MDE’s decision to hold a public hearing brought praise from Kent County Commissioner Ron Fithian, who also chairs the Clean Chesapeake Coalition, a group of 10 Maryland counties formed two years ago to challenge the “futility” of the WIPs if problems at the dam were not addressed.

“I’ve been saying from the beginning that we will not satisfy the federal mandate until we all agree that the dam is a serious threat to the Bay,” Fithian said. “I hope that delaying the permit will result in a remedy that stops the sediment spills that have decimated the oyster population and killed the aquatic grasses in the northern part of the Bay.”

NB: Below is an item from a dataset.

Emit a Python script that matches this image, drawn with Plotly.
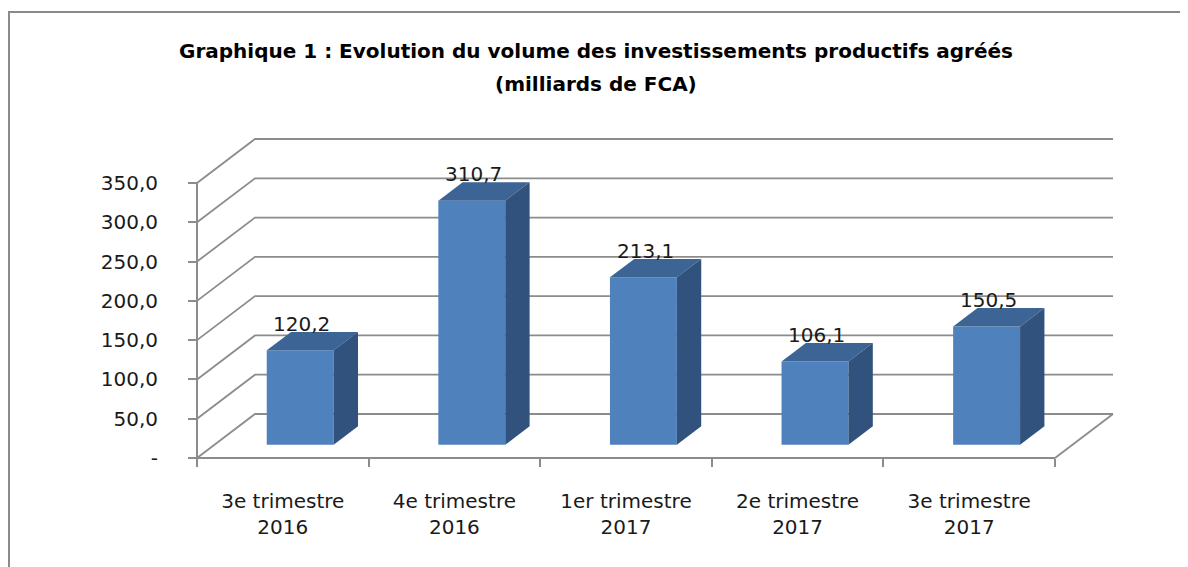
import plotly.graph_objects as go

# ---------------- data ----------------
categories = ["3e trimestre<br>2016", "4e trimestre<br>2016", "1er trimestre<br>2017",
              "2e trimestre<br>2017", "3e trimestre<br>2017"]
values = [120.2, 310.7, 213.1, 106.1, 150.5]
value_labels = ["120,2", "310,7", "213,1", "106,1", "150,5"]
y_ticks = [0, 50, 100, 150, 200, 250, 300, 350]
y_tick_labels = ["-", "50,0", "100,0", "150,0", "200,0", "250,0", "300,0", "350,0"]
title_line1 = "Graphique 1 : Evolution du volume des investissements productifs agréés"
title_line2 = "(milliards de FCA)"

# ---------------- geometry / style ----------------
W, H = 1188, 567
OFF = 8                                   # page body margin compensation
AX_LEFT_PX, AX_RIGHT_PX = 197 - OFF, 1055 - OFF   # front axis, px from left
AX_ZERO_PX, AX_TOP_PX = 458 - OFF, 183 - OFF      # front axis, px from top
YMAX = y_ticks[-1]
n = len(categories)
px_per_cat = (AX_RIGHT_PX - AX_LEFT_PX) / n
px_per_unit = (AX_ZERO_PX - AX_TOP_PX) / YMAX
DX = 58 / px_per_cat          # depth offset (category units)
DY = 44 / px_per_unit         # depth offset (value units)
ZF, ZB = 0.30, 0.72           # bar depth span
BAR_W = 0.39

x_range = [-0.5 - AX_LEFT_PX / px_per_cat, -0.5 + (W - AX_LEFT_PX) / px_per_cat]
y_range = [-(H - AX_ZERO_PX) / px_per_unit, AX_ZERO_PX / px_per_unit]

FONT = "DejaVu Sans"
GRID = "#8c8c8c"
FRONT = "#4F81BD"
TOP = "#3C6494"
SIDE = "#32527E"
TXT = "#1a1a1a"

fig = go.Figure()
fig.add_trace(go.Bar(
    x=categories, y=values, base=DY * ZF, width=BAR_W,
    offset=-BAR_W / 2 + DX * ZF,
    marker=dict(color=FRONT, line=dict(width=0)),
    hoverinfo="skip", showlegend=False,
))

shapes = []
x0f, x1f = -0.5, n - 0.5
# walls & floor grid
for v in y_ticks:
    shapes.append(dict(type="path", layer="below", line=dict(color=GRID, width=1.8),
                       path=f"M {x0f},{v} L {x0f + DX},{v + DY} L {x1f + DX},{v + DY}"))
shapes.append(dict(type="line", layer="below", line=dict(color=GRID, width=1.8),
                   x0=x1f, y0=0, x1=x1f + DX, y1=DY))
shapes.append(dict(type="line", layer="below", line=dict(color=GRID, width=2),
                   x0=x0f, y0=0, x1=x1f, y1=0))
shapes.append(dict(type="line", layer="below", line=dict(color=GRID, width=2),
                   x0=x0f, y0=0, x1=x0f, y1=YMAX))

# 3D faces of bars
for i, v in enumerate(values):
    xl = i - BAR_W / 2
    xr = i + BAR_W / 2
    yf = v + DY * ZF
    yb = v + DY * ZB
    shapes.append(dict(type="path", layer="above", line=dict(width=0), fillcolor=TOP,
                       path=f"M {xl + DX*ZF},{yf} L {xr + DX*ZF},{yf} L {xr + DX*ZB},{yb} L {xl + DX*ZB},{yb} Z"))
    shapes.append(dict(type="path", layer="above", line=dict(width=0), fillcolor=SIDE,
                       path=f"M {xr + DX*ZF},{DY*ZF} L {xr + DX*ZF},{yf} L {xr + DX*ZB},{yb} L {xr + DX*ZB},{DY*ZB} Z"))

# outer frame
shapes.append(dict(type="rect", xref="paper", yref="paper", layer="below",
                   x0=(9 - OFF) / W, x1=1.05, y0=-0.05, y1=1 - (12 - OFF) / H,
                   line=dict(color="#8a8a8a", width=2)))

annotations = []
for i, (v, lab) in enumerate(zip(values, value_labels)):
    annotations.append(dict(x=i + DX * ZF + 0.01, y=v + DY * ZB, text=lab, showarrow=False,
                            xref="x", yref="y", yanchor="bottom", yshift=-6,
                            font=dict(family=FONT, size=20, color=TXT)))
annotations.append(dict(x=(596 - OFF) / W, y=1 - (51 - OFF) / H, xref="paper", yref="paper",
                        text=title_line1, showarrow=False, yanchor="middle",
                        font=dict(family=FONT, size=20, color="#000000", weight="bold")))
annotations.append(dict(x=(596 - OFF) / W, y=1 - (84 - OFF) / H, xref="paper", yref="paper",
                        text=title_line2, showarrow=False, yanchor="middle",
                        font=dict(family=FONT, size=20, color="#000000", weight="bold")))

fig.update_layout(
    width=W, height=H, margin=dict(l=0, r=0, t=0, b=0),
    paper_bgcolor="white", plot_bgcolor="white",
    shapes=shapes, annotations=annotations, showlegend=False,
    xaxis=dict(type="category", range=x_range, tickson="boundaries", ticks="outside",
               ticklen=8, tickwidth=2, tickcolor=GRID, showline=False, showgrid=False,
               zeroline=False, anchor="free", position=(H - AX_ZERO_PX) / H,
               tickfont=dict(family=FONT, size=20, color=TXT), ticklabelstandoff=29,
               fixedrange=True),
    yaxis=dict(range=y_range, tickvals=y_ticks, ticktext=y_tick_labels, ticks="outside",
               ticklen=9, tickwidth=2, tickcolor=GRID, showline=False, showgrid=False,
               zeroline=False, anchor="free", position=AX_LEFT_PX / W,
               tickfont=dict(family=FONT, size=20, color=TXT), ticklabelstandoff=26,
               fixedrange=True),
)

fig.write_html("out.html")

“By tackling the problems at the dam, we hope it will give our local WIP plans a chance to succeed,” Fithian said.

Storm events release sediments

A report from the U.S. Geological Survey in 2012 revealed that 40% of the sediment released behind the dam from 2002 to 2011 resulted from Tropical Storm Lee alone. In what is called a scouring event, sediment and pollutants are churned up and suspended in the water and released out of the dam during heavy storm events.

Three environmental groups that conduct advocacy and stewardship for the lower Susquehanna River criticized the report before its release for not considering large storm events that are expected during the 46-year licensing period sought by Exelon.

“The potential for a scouring event from the Project’s Conowingo Pool that adds from 20% to over 40% to the watershed load of sediment and nutrients is an impact of great concern,” said a joint statement from Stewards of the Lower Susquehanna, Lower Susquehanna Riverkeeper and Waterkeepers Chesapeake to the Federal Energy Regulatory Commission on Sept. 29. “These impacts…are not analyzed in the LSRWA.”

Local governments face hefty clean water bills

Some environmental groups have accused the Clean Chesapeake Coalition of using the dam as a red herring to escape responsibility for funding their costly WIPs — but this was flatly denied by Fithian when he agreed to chair the coalition two years ago.

“This is in no way a time where I’m going to turn my back on the environment and use the Conowingo Dam as a scapegoat,” Fithian said at a commissioners meeting on Nov. 29, 2012 when Kent County voted to join the coalition.

The Watershed Implementation Plans put local governments in Maryland on the hook for $14.4 billion through 2025, according to the Maryland Department of Legislative Services.

Exelon filed with FERC on Jan. 31 to renew its license through 2060. Under federal law the state has one year to act or “it waives its right to make a decision,” Apperson said.

A spokesperson in Gov.-Elect Larry Hogan’s office said they would wait until after the inauguration to discuss any policy direction for the Conowingo.